At What Point Does It Become Creative?

Education Rethink 2013-04-27

"I'm making a book report on tigers?" "Oh, for school?" "No, fur fun," he says, laughing at his own pun. "So, it's not a story?" I ask. He shakes his head. "It's a report. I'm reporting about the most interesting things I'm learning about tigers." "Cool." I want to suggest to him that he could do something more creative. Make a physical model. Create a baseball card for types of tigers. Choose a mythical creature. It is the type of assignment that I bristle against as a teacher. I'm quick to say that it's not very creative. But as I watch him synthesize multiple texts and tell it in his own voice and sketch his own pictures, I am struck by the creativity involved in the thinking process. My students are making their own arcade games right now. I stole the idea from Jeremy Macdonald and Gregory Hill. It seems creative. However, they often look at other prototypes of real arcades as they create their work. Is that inspiration? Is that research? Is that copping and being a collage artist? Some might say that this, the "maker space" is more creative than when they blog.

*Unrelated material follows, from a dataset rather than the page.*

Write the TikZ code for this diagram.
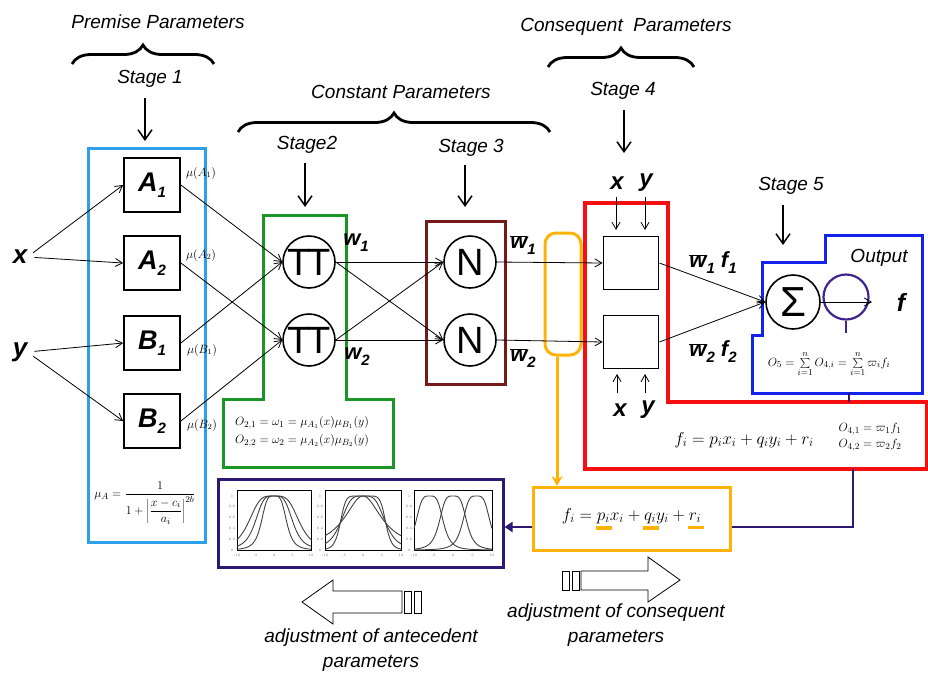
\documentclass[tikz,border=0pt]{standalone}
\usepackage{fontspec}
\setsansfont{Liberation Sans}
\usetikzlibrary{arrows.meta,decorations.pathreplacing,calc}

\definecolor{boxblue}{RGB}{45,160,235}
\definecolor{boxgreen}{RGB}{25,150,35}
\definecolor{boxbrown}{RGB}{120,25,25}
\definecolor{boxred}{RGB}{245,15,15}
\definecolor{amber}{RGB}{255,178,10}
\definecolor{outblue}{RGB}{20,35,235}
\definecolor{navy}{RGB}{45,25,115}
\definecolor{phiviolet}{RGB}{65,35,145}

% lowered subscript in the current label font
\newcommand{\sbx}[1]{{\fontsize{15}{15}\selectfont\raisebox{-6pt}{#1}}}
% w with a bar
\newcommand{\wbar}{\ensuremath{\overline{\hbox{w}}}}
% thick amber underline below a parameter
\newcommand{\orul}[1]{\vtop{\offinterlineskip\hbox{$#1$}\kern3pt\hbox{\rlap{\kern-1pt\color{amber}\rule{16pt}{3.5pt}}}}}

\tikzset{
  lbl/.style={font=\sffamily\itshape\fontsize{19}{25}\selectfont, inner sep=0pt},
  bigv/.style={font=\sffamily\bfseries\itshape\fontsize{26}{28}\selectfont, inner sep=0pt},
  wlbl/.style={font=\sffamily\bfseries\itshape\fontsize{22}{24}\selectfont, inner sep=0pt},
  mfbox/.style={draw, line width=1.8pt, minimum width=56pt, minimum height=54pt, inner sep=0pt,
    font=\sffamily\bfseries\itshape\fontsize{27}{28}\selectfont},
  sqbox/.style={draw, line width=1.8pt, minimum width=55pt, minimum height=53pt, inner sep=0pt},
  opnode/.style={circle, draw, line width=1.6pt, minimum size=52pt, inner sep=0pt,
    font=\sffamily\fontsize{38}{38}\selectfont},
  conn/.style={-{Straight Barb[length=7pt,width=8pt]}, line width=0.8pt},
  stagearrow/.style={-{Straight Barb[length=10pt,width=14pt]}, line width=1.5pt},
  bracedec/.style={decorate, decoration={brace, amplitude=19pt}, line width=2.8pt},
  frm/.style={font=\fontsize{12.8}{16}\selectfont, inner sep=0pt},
  mulbl/.style={font=\fontsize{12}{13}\selectfont, inner sep=0pt},
  plotline/.style={line width=0.9pt, black!75},
  tklbl/.style={font=\fontsize{3.5}{4}\selectfont, text=black!60, inner sep=0pt},
  navyline/.style={navy, line width=2pt},
}

\begin{document}
\begin{tikzpicture}[x=1pt,y=-1pt]
\useasboundingbox (0,0) rectangle (928,675);

% ---------- headings, braces and stage arrows ----------
\node[lbl] (prem) at (158,22) {Premise Parameters};
\coordinate (pbL) at (72,64); \coordinate (pbR) at (214,64);
\draw[bracedec] (pbL) -- (pbR);
\node[lbl] (st1) at (150,79) {Stage 1};
\coordinate (st1a) at (145,98); \coordinate (st1b) at (145,141);
\draw[stagearrow] (st1a) -- (st1b);

\node[lbl] (const) at (401,92) {Constant Parameters};
\coordinate (cbL) at (238,132); \coordinate (cbR) at (550,132);
\draw[bracedec] (cbL) -- (cbR);
\node[lbl] (st2) at (307,145) {Stage2};
\coordinate (st2a) at (305,163); \coordinate (st2b) at (305,207);
\draw[stagearrow] (st2a) -- (st2b);
\node[lbl] (st3) at (471,148) {Stage 3};
\coordinate (st3a) at (465,165); \coordinate (st3b) at (465,207);
\draw[stagearrow] (st3a) -- (st3b);

\node[lbl] (cons) at (626,27) {Consequent \ Parameters};
\coordinate (qbL) at (548,67); \coordinate (qbR) at (694,67);
\draw[bracedec] (qbL) -- (qbR);
\node[lbl] (st4) at (623,91) {Stage 4};
\coordinate (st4a) at (624,110); \coordinate (st4b) at (624,153);
\draw[stagearrow] (st4a) -- (st4b);
\node[lbl] (st5) at (791,186) {Stage 5};
\coordinate (st5a) at (783,205); \coordinate (st5b) at (783,245);
\draw[stagearrow] (st5a) -- (st5b);

% ---------- layer frames ----------
\draw[boxblue, line width=3pt] (88,148) rectangle (205,542);
\draw[boxgreen, line width=3pt] (263,215) -- (263,399) -- (223,399) -- (223,467)
  -- (393,467) -- (393,399) -- (346,399) -- (346,215) -- cycle;
\draw[boxbrown, line width=3pt] (426,221) rectangle (505,384);
\draw[boxred, line width=3.5pt] (585,203) -- (668,203) -- (668,402) -- (927,402)
  -- (927,469) -- (585,469) -- cycle;
\draw[outblue, line width=3pt] (762,262) -- (825,262) -- (825,235) -- (922,235)
  -- (922,393) -- (752,393) -- (752,335) -- (762,335) -- cycle;

% ---------- layer 1 ----------
\node[bigv] (xin) at (20,257) {x};
\node[bigv] (yin) at (20,352) {y};
\node[mfbox] (A1) at (152,185) {A\sbx{1}};
\node[mfbox] (A2) at (152,263) {A\sbx{2}};
\node[mfbox] (B1) at (152,343) {B\sbx{1}};
\node[mfbox] (B2) at (152,421) {B\sbx{2}};
\node[mulbl] (mA1) at (201,173) {$\mu(A_1)$};
\node[mulbl] (mA2) at (201,255) {$\mu(A_2)$};
\node[mulbl] (mB1) at (202,350) {$\mu(B_1)$};
\node[mulbl] (mB2) at (202,425) {$\mu(B_2)$};

% ---------- layers 2 and 3 ----------
\node[opnode] (P1) at (309,262) {T\kern-4ptT};
\node[opnode] (P2) at (309,340) {T\kern-4ptT};
\node[opnode] (N1) at (470,262) {N};
\node[opnode] (N2) at (470,340) {N};
\node[wlbl] (w1) at (356,243) {w\sbx{1}};
\node[wlbl] (w2) at (357,357) {w\sbx{2}};
\node[wlbl] (wb1) at (523,245) {\wbar\sbx{1}};
\node[wlbl] (wb2) at (523,358) {\wbar\sbx{2}};

% ---------- layer 4 ----------
\node[draw=amber, line width=3pt, rounded corners=11pt, minimum width=36pt,
  minimum height=122pt] (orng) at (563,294) {};
\node[sqbox] (S1) at (631,263) {};
\node[sqbox] (S2) at (631,342) {};
\node[wlbl, font=\sffamily\bfseries\itshape\fontsize{24}{24}\selectfont] (x4t) at (617,183) {x};
\node[wlbl, font=\sffamily\bfseries\itshape\fontsize{24}{24}\selectfont] (y4t) at (646,183) {y};
\node[wlbl, font=\sffamily\bfseries\itshape\fontsize{24}{24}\selectfont] (x4b) at (620,410) {x};
\node[wlbl, font=\sffamily\bfseries\itshape\fontsize{24}{24}\selectfont] (y4b) at (648,410) {y};
\coordinate (xt1) at (616,197); \coordinate (xt2) at (616,230);
\coordinate (yt1) at (645,197); \coordinate (yt2) at (645,230);
\coordinate (xb1) at (617,393); \coordinate (xb2) at (617,374);
\coordinate (yb1) at (645,393); \coordinate (yb2) at (645,374);
\draw[conn] (xt1) -- (xt2);
\draw[conn] (yt1) -- (yt2);
\draw[conn] (xb1) -- (xb2);
\draw[conn] (yb1) -- (yb2);
\node[wlbl] (wf1) at (713,263) {\wbar\sbx{1} f\sbx{1}};
\node[wlbl] (wf2) at (713,352) {\wbar\sbx{2} f\sbx{2}};

% ---------- layer 5 ----------
\node[opnode, minimum size=54pt, font=\sffamily\fontsize{42}{42}\selectfont] (Sig) at (793,302) {Σ};
\node[circle, draw=phiviolet, line width=2.2pt, minimum size=45pt, inner sep=0pt] (phi) at (846,297) {};
\coordinate (phit) at (846,333);
\draw[phiviolet, line width=2.2pt] (phi.south) -- (phit);
\node[lbl] (outl) at (879,258) {Output};
\node[bigv, font=\sffamily\bfseries\itshape\fontsize{25}{25}\selectfont] (fout) at (901,302) {f};
\coordinate (fa) at (872,302);
\draw[conn] (Sig.east) -- (fa);

% ---------- connectors ----------
\draw[conn, shorten <=7pt] (xin.east) -- (A1.west);
\draw[conn, shorten <=7pt] (xin.east) -- (A2.west);
\draw[conn, shorten <=7pt] (yin.east) -- (B1.west);
\draw[conn, shorten <=7pt] (yin.east) -- (B2.west);
\draw[conn] (A1.east) -- (P1.west);
\draw[conn] (B1.east) -- (P1.west);
\draw[conn] (A2.east) -- (P2.west);
\draw[conn] (B2.east) -- (P2.west);
\draw[conn] (P1.east) -- (N1.west);
\draw[conn] (P1.east) -- (N2.west);
\draw[conn] (P2.east) -- (N1.west);
\draw[conn] (P2.east) -- (N2.west);
\draw[conn] (N1.east) -- (S1.west);
\draw[conn] (N2.east) -- (S2.west);
\draw[conn] (S1.east) -- (Sig.west);
\draw[conn] (S2.east) -- (Sig.west);

% ---------- formulas ----------
\node[frm, font=\fontsize{12.5}{15}\selectfont] (muA) at (145,503)
  {$\displaystyle\mu_A=\frac{1}{1+\left|\displaystyle\frac{x-c_i}{a_i}\right|^{2b}}$};
\node[frm, align=left] (gf) at (302,432)
  {$O_{2,1}=\omega_1=\mu_{A_1}(x)\mu_{B_1}(y)$\\[2pt]$O_{2,2}=\omega_2=\mu_{A_2}(x)\mu_{B_2}(y)$};
\node[frm, font=\fontsize{13}{15}\selectfont] (o5) at (829,364)
  {$O_5=\sum\limits_{i=1}^{n}O_{4,i}=\sum\limits_{i=1}^{n}\varpi_i f_i$};
\node[frm, font=\fontsize{17.5}{20}\selectfont] (fi) at (744,440) {$f_i=p_ix_i+q_iy_i+r_i$};
\node[frm, font=\fontsize{12.5}{16}\selectfont, align=left] (o4) at (870,437)
  {$O_{4,1}=\varpi_1 f_1$\\$O_{4,2}=\varpi_2 f_2$};

% ---------- consequent update box ----------
\node[draw=amber, line width=3pt, minimum width=197pt, minimum height=63pt,
  font=\fontsize{18}{20}\selectfont] (ybox) at (631.5,519)
  {$f_i=\orul{p_i}x_i+\orul{q_i}y_i+\orul{r_i}$};
\coordinate (ox) at (557,0);
\draw[amber, line width=3pt, -{Stealth[length=10pt,width=11pt]}] (orng.south -| ox) -- (ybox.north -| ox);

% ---------- premise update box with membership plots ----------
\node[draw=navy, line width=3pt, minimum width=285pt, minimum height=88pt] (pbox) at (360.5,523) {};

\begin{scope}[shift={(237,490)}]
  \draw[line width=0.6pt] (0,0) rectangle (74,60);
  \foreach \a in {3.5,5.2,7}
    \draw[plotline] plot[smooth, domain=-10:10, samples=60]
      ({37+3.7*\x},{60-54/(1+(min(abs(\x/\a),5))^4)});
  \foreach \v [count=\i] in {-10,-5,0,5,10}
    \node[tklbl, name=pa\i] at ({37+3.7*\v},65) {\v};
  \foreach \v [count=\i] in {0,0.2,0.4,0.6,0.8,1}
    \node[tklbl, name=pb\i] at (-5,{60-54*\v}) {\v};
\end{scope}

\begin{scope}[shift={(325,490)}]
  \draw[line width=0.6pt] (0,0) rectangle (76,60);
  \foreach \p in {2,4,8}
    \draw[plotline] plot[smooth, domain=-10:10, samples=60]
      ({38+3.8*\x},{60-54/(1+(min(abs(\x/6),2.5))^\p)});
  \foreach \v [count=\i] in {-10,-5,0,5,10}
    \node[tklbl, name=qa\i] at ({38+3.8*\v},65) {\v};
  \foreach \v [count=\i] in {0,0.2,0.4,0.6,0.8,1}
    \node[tklbl, name=qb\i] at (-5,{60-54*\v}) {\v};
\end{scope}

\begin{scope}[shift={(414,490)}]
  \draw[line width=0.6pt] (0,0) rectangle (78,60);
  \foreach \c in {-6,0,6}
    \draw[plotline] plot[smooth, domain=-10:10, samples=60]
      ({39+3.9*\x},{60-54/(1+(min(abs((\x-\c)/3.6),5))^4)});
  \foreach \v [count=\i] in {-10,-5,0,5,10}
    \node[tklbl, name=ra\i] at ({39+3.9*\v},65) {\v};
  \foreach \v [count=\i] in {0,0.2,0.4,0.6,0.8,1}
    \node[tklbl, name=rb\i] at (-5,{60-54*\v}) {\v};
\end{scope}

% ---------- error signal path ----------
\coordinate (nvA) at (849,393); \coordinate (nvB) at (849,402);
\draw[navyline] (nvA) -- (nvB);
\coordinate (nvTop) at (853,469); \coordinate (nvCorner) at (853,527);
\draw[navyline] (nvTop) -- (nvCorner) -- (ybox.east |- nvCorner);
\draw[navyline, -{Triangle[length=8pt,width=10pt]}] (ybox.west |- nvCorner) -- (pbox.east |- nvCorner);

% ---------- adjustment arrows ----------
\draw[line width=0.8pt] (302,602) -- (333,580) -- (333,591) -- (402,591) -- (402,613)
  -- (333,613) -- (333,624) -- cycle;
\draw[line width=0.8pt] (404,591) rectangle (411,613);
\draw[line width=0.8pt] (414,591) rectangle (421,613);
\node[lbl, align=center] (adjA) at (371,650) {adjustment of antecedent\\parameters};

\draw[line width=0.8pt] (581,571) -- (648,571) -- (648,557) -- (680,580) -- (648,602)
  -- (648,590) -- (581,590) -- cycle;
\draw[line width=0.8pt] (562,571) rectangle (569,590);
\draw[line width=0.8pt] (572,571) rectangle (579,590);
\node[lbl, align=center] (adjC) at (616,625) {adjustment of consequent\\parameters};

\end{tikzpicture}
\end{document}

However, constructing something (a story, an insight, an argument) out of nothing (which is never really nothing) seems to be creative. I'd like to think that Keeper of the Creatures has been a creative project. So, here's where it breaks down for me: there are some things that seem inherently uncreative. Filling out fill-in-the blank worksheets comes to mind. However, it seems to me that the dichotomy of creator/consumer is fuzzy at best. At what point is an endeavor a creative endeavor?